The Agricultural Development and Marketing Corporation (Admarc) board says it is reviewing the former board’s decision to suspend general manager (GM) Rhino Chiphiko.
Members of the previous board, led by Alexander Kusamba Dzonzi, suspended Chiphiko in May last year for allegedly purchasing a vehicle that cost the corporation K107 million without the board’s approval.
He was sent on two-week suspension, ostensibly because the board wanted to look into the matter.
However, they delayed their decision until members of a new board were ushered in.
New board chairperson Zachary Kasomekera said the new board has instituted four sub committees— which include the human resource (HR) and administration committee— in the board to look into the matter.
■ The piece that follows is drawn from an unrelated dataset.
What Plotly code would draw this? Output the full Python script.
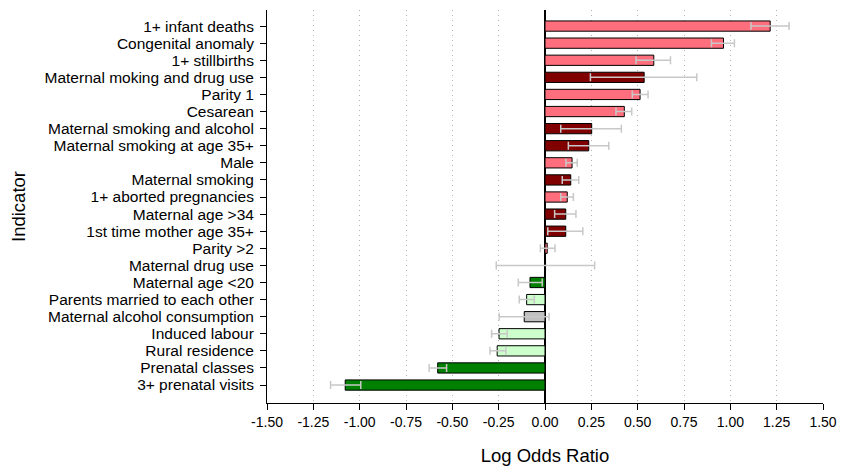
import plotly.graph_objects as go

categories = [
    "1+ infant deaths", "Congenital anomaly", "1+ stillbirths",
    "Maternal moking and drug use", "Parity 1", "Cesarean",
    "Maternal smoking and alcohol", "Maternal smoking at age 35+", "Male",
    "Maternal smoking", "1+ aborted pregnancies", "Maternal age >34",
    "1st time mother age 35+", "Parity >2", "Maternal drug use",
    "Maternal age <20", "Parents married to each other",
    "Maternal alcohol consumption", "Induced labour", "Rural residence",
    "Prenatal classes", "3+ prenatal visits",
]
log_odds = [1.215, 0.963, 0.587, 0.535, 0.513, 0.428, 0.252, 0.236, 0.146,
            0.139, 0.120, 0.112, 0.112, 0.012, 0.003, -0.081, -0.099,
            -0.112, -0.248, -0.258, -0.579, -1.078]
ci_low = [1.111, 0.898, 0.491, 0.245, 0.471, 0.383, 0.085, 0.126, 0.113,
          0.093, 0.085, 0.052, 0.015, -0.025, -0.263, -0.144, -0.139,
          -0.247, -0.288, -0.297, -0.625, -1.157]
ci_high = [1.317, 1.022, 0.677, 0.819, 0.556, 0.468, 0.412, 0.344, 0.174,
           0.182, 0.153, 0.167, 0.204, 0.054, 0.268, -0.015, -0.058,
           0.022, -0.204, -0.211, -0.531, -0.994]
groups = ["risk", "risk", "risk", "smoke", "risk", "risk", "smoke", "smoke",
          "risk", "smoke", "risk", "smoke", "smoke", "risk", "smoke",
          "protect", "light", "neutral", "light", "light", "protect",
          "protect"]
group_colors = {"risk": "#ff6e7c", "smoke": "#800000", "protect": "#008000",
                "light": "#ccffcc", "neutral": "#c0c0c0"}
x_ticks = [-1.5, -1.25, -1.0, -0.75, -0.5, -0.25, 0.0, 0.25, 0.5, 0.75,
           1.0, 1.25, 1.5]

ypos = list(range(len(categories)))
err_plus = [h - v for h, v in zip(ci_high, log_odds)]
err_minus = [v - l for v, l in zip(log_odds, ci_low)]

fig = go.Figure(go.Bar(
    x=log_odds, y=ypos, orientation="h", width=0.6,
    marker=dict(color=[group_colors[g] for g in groups],
                line=dict(color="black", width=1)),
    error_x=dict(type="data", array=err_plus, arrayminus=err_minus,
                 color="#c8c8c8", thickness=1.5, width=4),
))

fig.update_layout(
    width=843, height=460,
    margin=dict(l=259, r=28, t=2, b=65, autoexpand=False),
    plot_bgcolor="white", paper_bgcolor="white",
    font=dict(family="Liberation Sans, Arial, sans-serif", color="black"),
    showlegend=False,
    bargap=0.4,
)
fig.update_xaxes(
    range=[-1.5, 1.5], tickvals=x_ticks,
    ticktext=[f"{v:.2f}" for v in x_ticks],
    tickfont=dict(size=14), ticks="outside", ticklen=6, tickcolor="black",
    showline=True, linecolor="black", linewidth=1,
    showgrid=True, gridcolor="#b4b4b4", griddash="1px,4px", gridwidth=1,
    zeroline=True, zerolinecolor="black", zerolinewidth=1.5,
    automargin=False,
    title=dict(text="Log Odds Ratio", font=dict(size=18.5), standoff=20),
)
fig.update_yaxes(
    range=[len(categories) - 1 + 1.05, -0.94],
    tickvals=ypos, ticktext=categories,
    tickfont=dict(size=15.5), ticks="outside", ticklen=6, tickcolor="black",
    ticklabelstandoff=3,
    showline=True, linecolor="black", linewidth=1,
    showgrid=False, zeroline=False, automargin=False,
    title=dict(text="Indicator", font=dict(size=18.5), standoff=14),
)

fig.write_html("out.html")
“We are a new board and when we came in, we found that the GM was suspended and we did put in place working committees of the board.
“The committees include HR and administration sub-committee and, normally, issues pertaining to human resources are tackled by the committee, which makes appropriate recommendations to the board. We know that, in due course, we will have that issue resolved.
“For any [decision of] suspension [made], there is background information and since the suspension was effected before the board came in place, it is important that our own committee should review the [decision of] suspension and make necessary recommendations and conclude the matters,” Kasomekera said.
He said the sub-committee would not only consider Chiphiko’s case but cases of other staff members who were suspended for various reasons.
Meanwhile, he said, the board is monitoring retrenchment processes, set to be completed by the end of this month.
Meanwhile, Chairperson for the Parliamentary Committee on Agriculture Sameer Suleman has urged the board to move with speed on the matter.
He said Admarc is a strategic organisation, such that resolving the issue quickly would work to the advantage of people that access services at Admarc.
“We expect the new board to give us an update on the issue at least within two weeks,” he said.
Immediately after his suspension, Chiphiko defended his decision, saying he bought the car at a lower cost than his entitlement, claiming that his entitlement stipulated the vehicle he is entitled to as a Toyota Landcruiser TX.
He further justified that the vehicle he was using clocked 368 000 kilometres (km) beyond the 200,000 km that triggers replacement.